Reaching Roatan was especially sweet for history professor Nicolas Gonzalez Verona, 51, the oldest on the boat. He said he had tried to escape Cuba in 1994 but the Cuban Coast Guard rammed his vessel and sank it. He paid a fine to avoid prison and spent the next decade waiting to try again. Once at sea, Gonzalez said he passed the time praying.

Sick of the Sea

In La Ceiba, Machado and the three others from his group are living in a fire station.

Machado found a job upholstering furniture three days after arriving and said he worries constantly about his wife and two daughters back in Cuba. He said he would never allow his family to take the risk he did on the ocean. After one of the men's two small motors died, they lashed their two rafts together and kept going, fighting howling waves and the smell of spilled gasoline and vomit.
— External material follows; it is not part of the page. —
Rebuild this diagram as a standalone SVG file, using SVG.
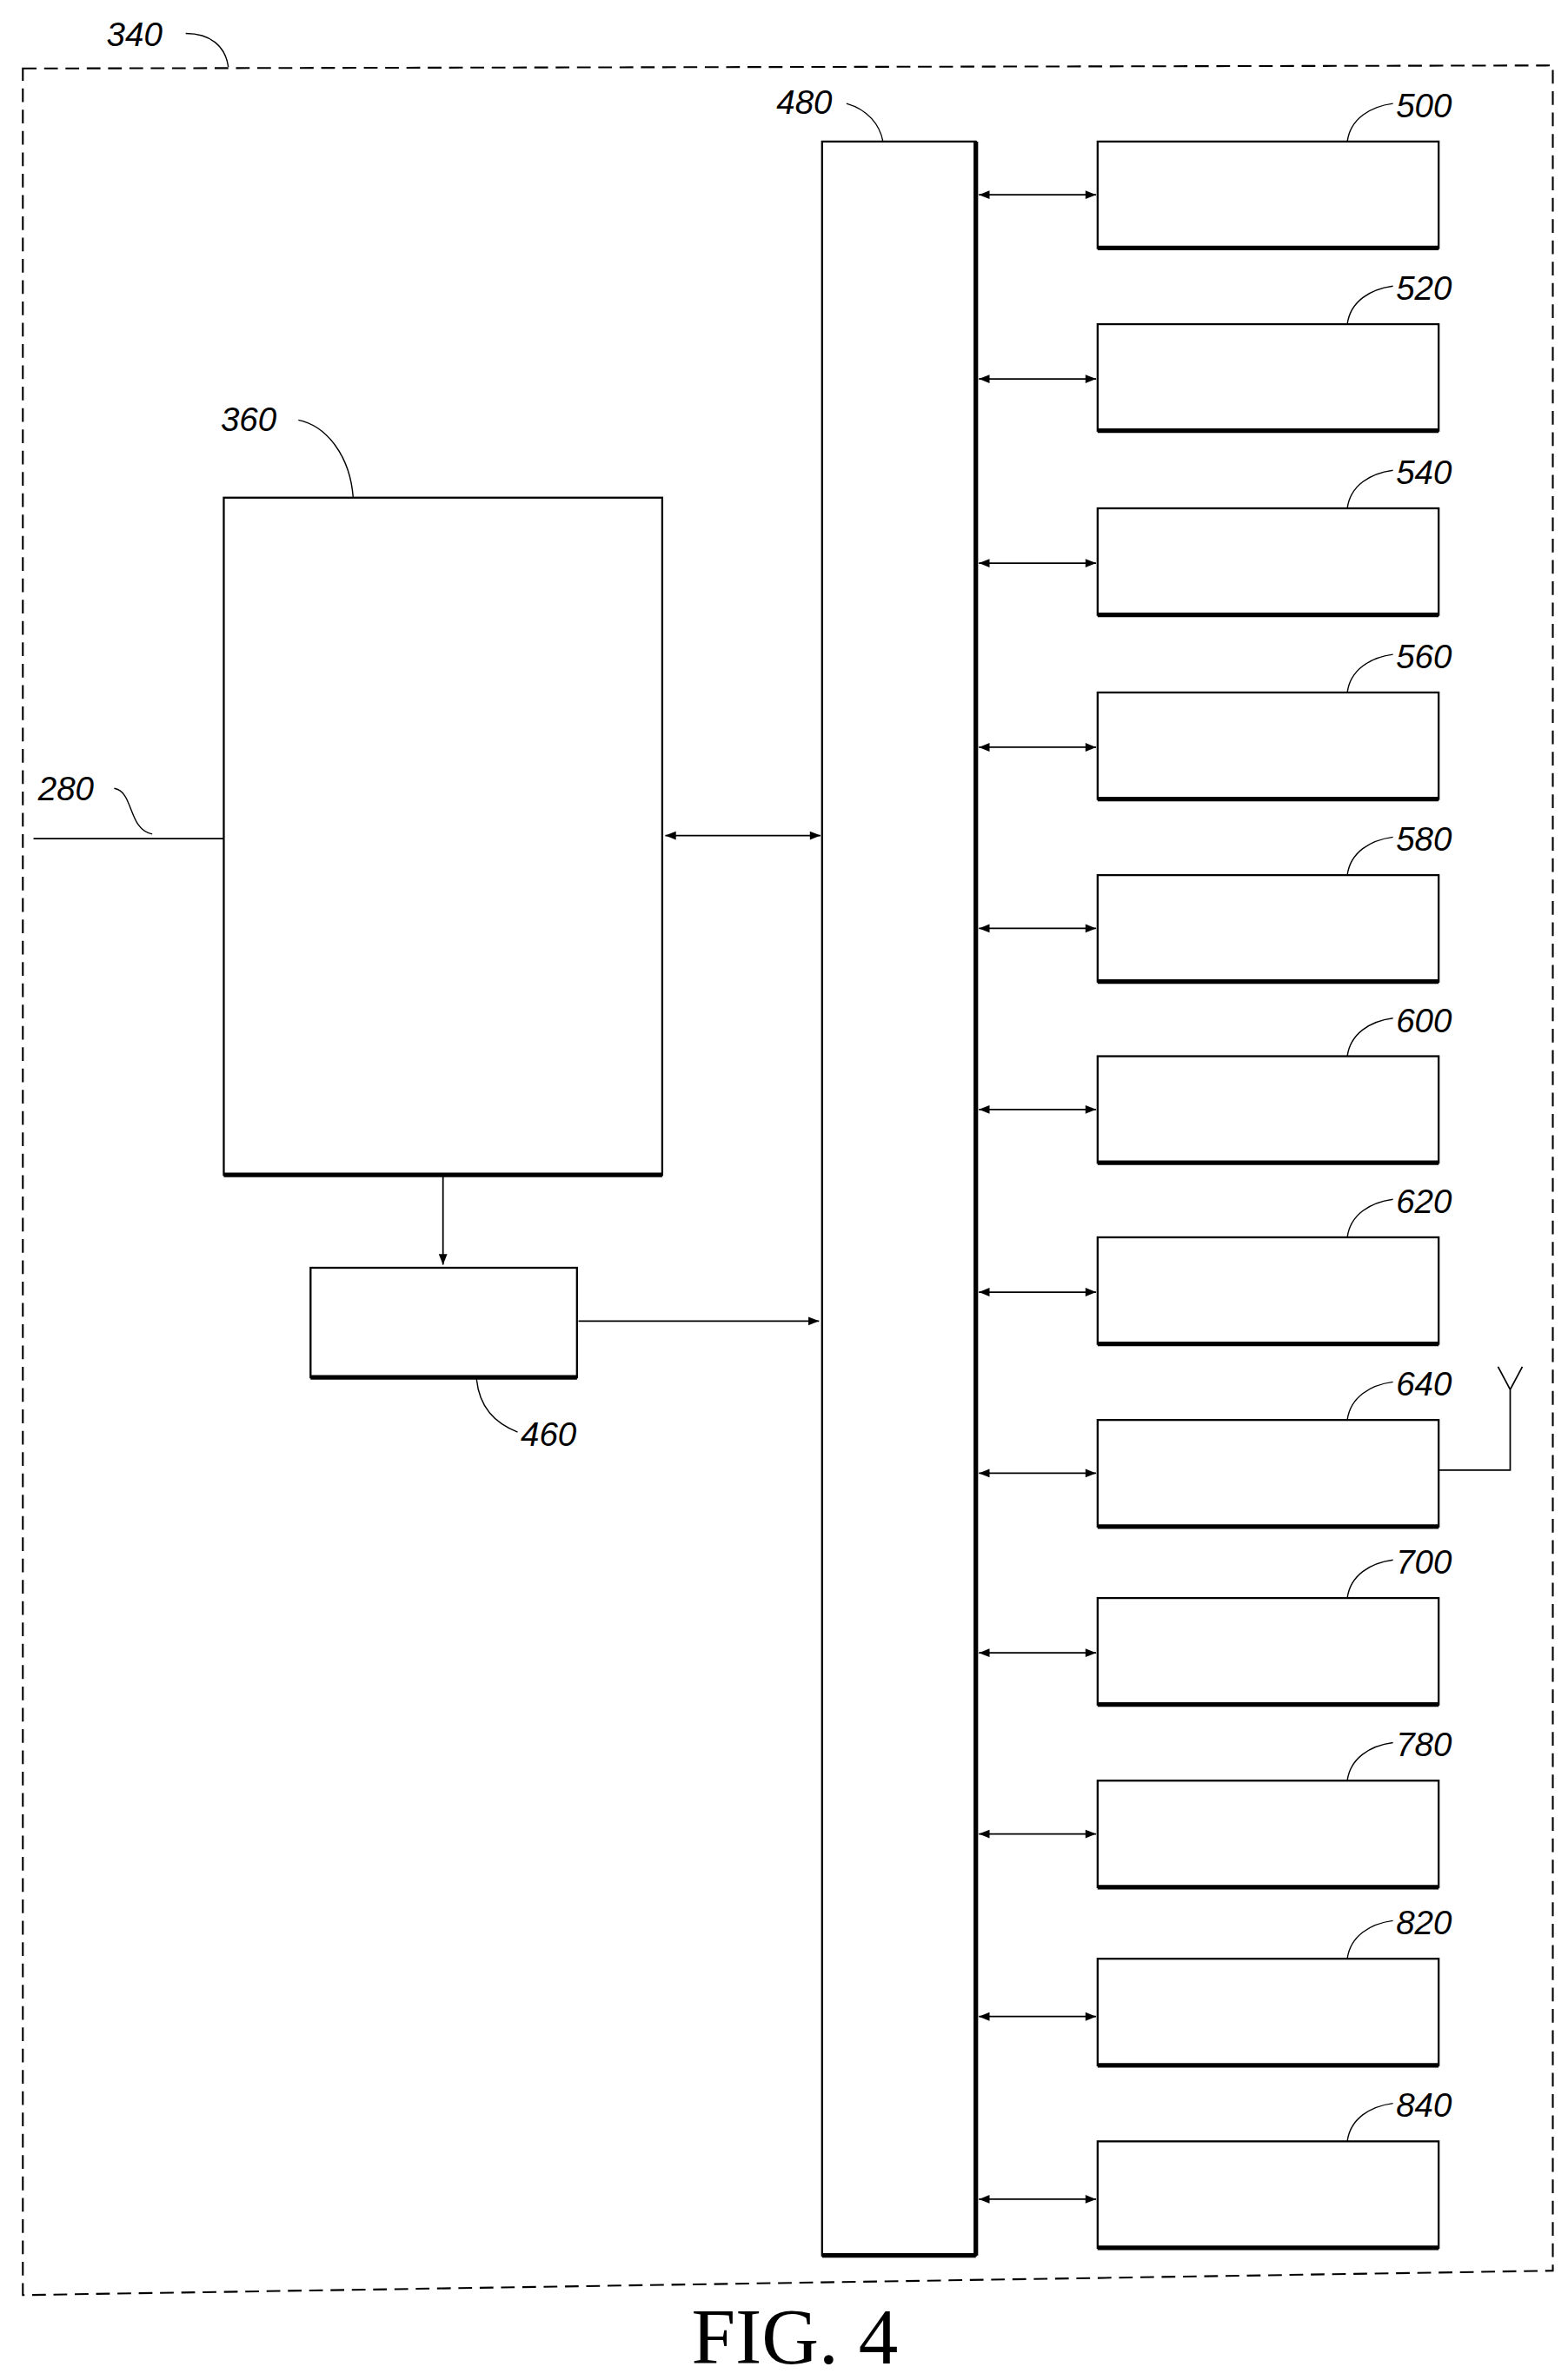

He said their troubles got worse when they smashed up against rocks on the shore of the Cayman Islands. They were caught, locked up and told they would be returned to Cuba. After a few days, their relatives from Spain and the United States arrived. One of the men was allowed to fly to Spain, and the American relatives paid bribes to get the eight others freed after 28 days in jail. They also paid $10,000 to a smuggler to carry the men the rest of the way to Honduras.

"It was a miracle," Machado said. "We had seconds' notice that we were leaving. We just ran out of jail."

They set off in the smugglers' 30-foot boat the first week of June. Before dawn on their fifth day at sea, Machado said, the smugglers suddenly announced that they were just off the Honduran coast and that the Cubans should jump.

"Go! Swim!" the men said and sped off.

After a half-hour of swimming, with Machado dragging his nephew who did not know how to swim, the Cubans reached a remote part of Honduras known as Gracias a Dios, or "Thanks to God."

A local woman who found the shivering Cubans gave them food and dry clothes, and they soon hopped a cargo boat heading for La Ceiba, Honduras's third-largest city. After their ordeal, Machado said, none of them can stand to look out the fire station window at the sea. "Cubans love the beach and the sea," he said. "But I have had enough of the sea for a long, long time."